HPU has a long history
of running programs aimed at active-duty service
members, National Guard members, reservists and veterans. It is also a “satellite school” for University of Hawaii’s ROTC programs, with some cadets and midshipmen receiving their military training and education at UH to receive their officer’s commission while opting to pursue their degrees at HPU.
The university offers master’s programs in diplomacy and military studies, diplomacy and global security,
cybersecurity and data science, and counts seasoned military veterans and other retired national security officials among its faculty.
“Any claim that HPU’s programs ‘diminish critical thinking’ or have ‘significant adversary involvement’ … is specious at best,” Case wrote
Some military and intelligence officials have raised concerns about American universities offering high-tech training to students aligned with hostile governments and empowering them to take those skills back home with them.
Among HPU’s program offerings is a Master of Science in artificial intelligence program translated into Mandarin that HPU’s website describes as “a comprehensive program designed to equip students in China with cutting-edge technologies and advanced data
analytical methods based on
AI/machine learning.”
Sending active duty
service members to graduate school has been seen as a critical recruiting and retention tool for the military, which routinely exchanges additional mandatory years in uniform to top performers in return for tuition assistance to top schools.
In addition to recruiting and retention, the benefit is also considered a way for U.S. military leaders to broaden their perspectives while also helping bridge the “civilian-military divide” at a time when less than 1% of Americans serve and many have little direct experience with the military.
“Removing HPU (or any other Hawai‘i institution of higher learning) from the list of universities eligible for
military funding will harm Hawai‘i military-civilian
relationships at a key juncture where enhanced, not diminished, partnerships are critical to renewing our military’s expiring military training and other land leases and to continuing to repair the harm caused by the Red Hill fuel spill,” Case wrote. “Hawai‘i residents support HPU and will not believe any claim that HPU is pursuing actions that run counter to the core values of the military.

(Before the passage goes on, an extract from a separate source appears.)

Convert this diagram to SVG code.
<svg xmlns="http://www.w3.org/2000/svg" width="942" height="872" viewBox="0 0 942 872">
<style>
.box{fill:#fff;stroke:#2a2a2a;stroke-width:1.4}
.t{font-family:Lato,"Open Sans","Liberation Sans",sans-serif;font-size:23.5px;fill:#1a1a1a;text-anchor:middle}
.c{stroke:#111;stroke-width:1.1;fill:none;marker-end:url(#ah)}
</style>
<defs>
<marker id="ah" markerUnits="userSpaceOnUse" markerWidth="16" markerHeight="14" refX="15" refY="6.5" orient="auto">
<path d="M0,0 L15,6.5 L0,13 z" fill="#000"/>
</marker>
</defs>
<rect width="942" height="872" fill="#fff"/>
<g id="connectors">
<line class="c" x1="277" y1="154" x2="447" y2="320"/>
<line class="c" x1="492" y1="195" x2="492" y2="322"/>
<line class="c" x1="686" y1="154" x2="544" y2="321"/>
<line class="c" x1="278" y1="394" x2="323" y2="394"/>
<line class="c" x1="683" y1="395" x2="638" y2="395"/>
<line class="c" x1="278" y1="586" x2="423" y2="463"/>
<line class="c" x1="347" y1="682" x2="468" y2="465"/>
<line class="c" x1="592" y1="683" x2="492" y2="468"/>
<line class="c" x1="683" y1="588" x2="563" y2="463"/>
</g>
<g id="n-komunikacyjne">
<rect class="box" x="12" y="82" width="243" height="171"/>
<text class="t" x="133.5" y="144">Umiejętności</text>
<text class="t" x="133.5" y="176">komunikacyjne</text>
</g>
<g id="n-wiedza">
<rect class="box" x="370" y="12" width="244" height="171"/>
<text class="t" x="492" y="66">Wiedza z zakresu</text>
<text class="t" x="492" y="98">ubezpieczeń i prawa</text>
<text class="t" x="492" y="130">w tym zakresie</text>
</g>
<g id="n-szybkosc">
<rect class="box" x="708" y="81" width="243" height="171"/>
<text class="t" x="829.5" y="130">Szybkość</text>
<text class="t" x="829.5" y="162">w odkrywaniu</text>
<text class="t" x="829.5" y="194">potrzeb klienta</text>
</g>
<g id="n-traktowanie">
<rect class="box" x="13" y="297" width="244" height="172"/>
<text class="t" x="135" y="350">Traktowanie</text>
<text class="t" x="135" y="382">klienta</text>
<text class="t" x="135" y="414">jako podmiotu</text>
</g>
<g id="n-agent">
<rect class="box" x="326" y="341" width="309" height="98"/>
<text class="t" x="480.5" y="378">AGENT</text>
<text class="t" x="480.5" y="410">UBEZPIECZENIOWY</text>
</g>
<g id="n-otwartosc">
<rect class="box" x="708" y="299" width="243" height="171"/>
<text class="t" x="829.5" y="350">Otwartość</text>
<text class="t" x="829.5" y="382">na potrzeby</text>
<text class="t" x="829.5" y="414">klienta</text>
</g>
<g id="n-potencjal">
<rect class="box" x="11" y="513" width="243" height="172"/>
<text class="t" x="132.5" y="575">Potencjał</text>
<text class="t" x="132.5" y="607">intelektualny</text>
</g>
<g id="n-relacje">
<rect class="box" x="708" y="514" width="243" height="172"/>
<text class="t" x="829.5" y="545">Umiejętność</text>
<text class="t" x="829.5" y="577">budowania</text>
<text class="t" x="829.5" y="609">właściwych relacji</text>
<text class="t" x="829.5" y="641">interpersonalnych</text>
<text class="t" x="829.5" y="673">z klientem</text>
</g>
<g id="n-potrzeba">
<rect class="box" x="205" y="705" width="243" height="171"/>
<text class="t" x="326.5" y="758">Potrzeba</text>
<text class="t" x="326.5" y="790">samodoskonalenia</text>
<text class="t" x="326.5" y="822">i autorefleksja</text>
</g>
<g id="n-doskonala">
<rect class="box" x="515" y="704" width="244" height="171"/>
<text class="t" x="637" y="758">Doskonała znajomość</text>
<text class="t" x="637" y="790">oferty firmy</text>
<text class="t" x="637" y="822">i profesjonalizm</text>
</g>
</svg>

They (and I) will therefore conclude that the Army’s actions are arbitrary and without any justification, undermining efforts to convince the public that the military can be trusted as an honest and committed partner in Hawaii’s present and future.”
Hegseth has been vocal about his desire to reshape the culture of the military, aggressively working to purge programs and ideas he regards as “woke,” such as promoting diversity and what he calls “climate change worship.”
Last year, he ordered all the military academies to identify and remove books from their libraries that contain “divisive concepts” that he says are now “incompatible with the department’s core mission.”
Several key political appointees in President Donald Trump’s national security team hold degrees from the universities Hegseth seeks to cut ties with. Hegseth himself attended and received degrees from both Princeton and Harvard.
Tulsi Gabbard, Trump’s Director of National Intelligence, attended HPU while serving in the Hawaii Army National Guard and in 2009 graduated with a Bachelor of Science degree in business administration with a concentration in international business. Gabbard was honored as the university’s 2018 Paul T. C. Loo Distinguished Alumni.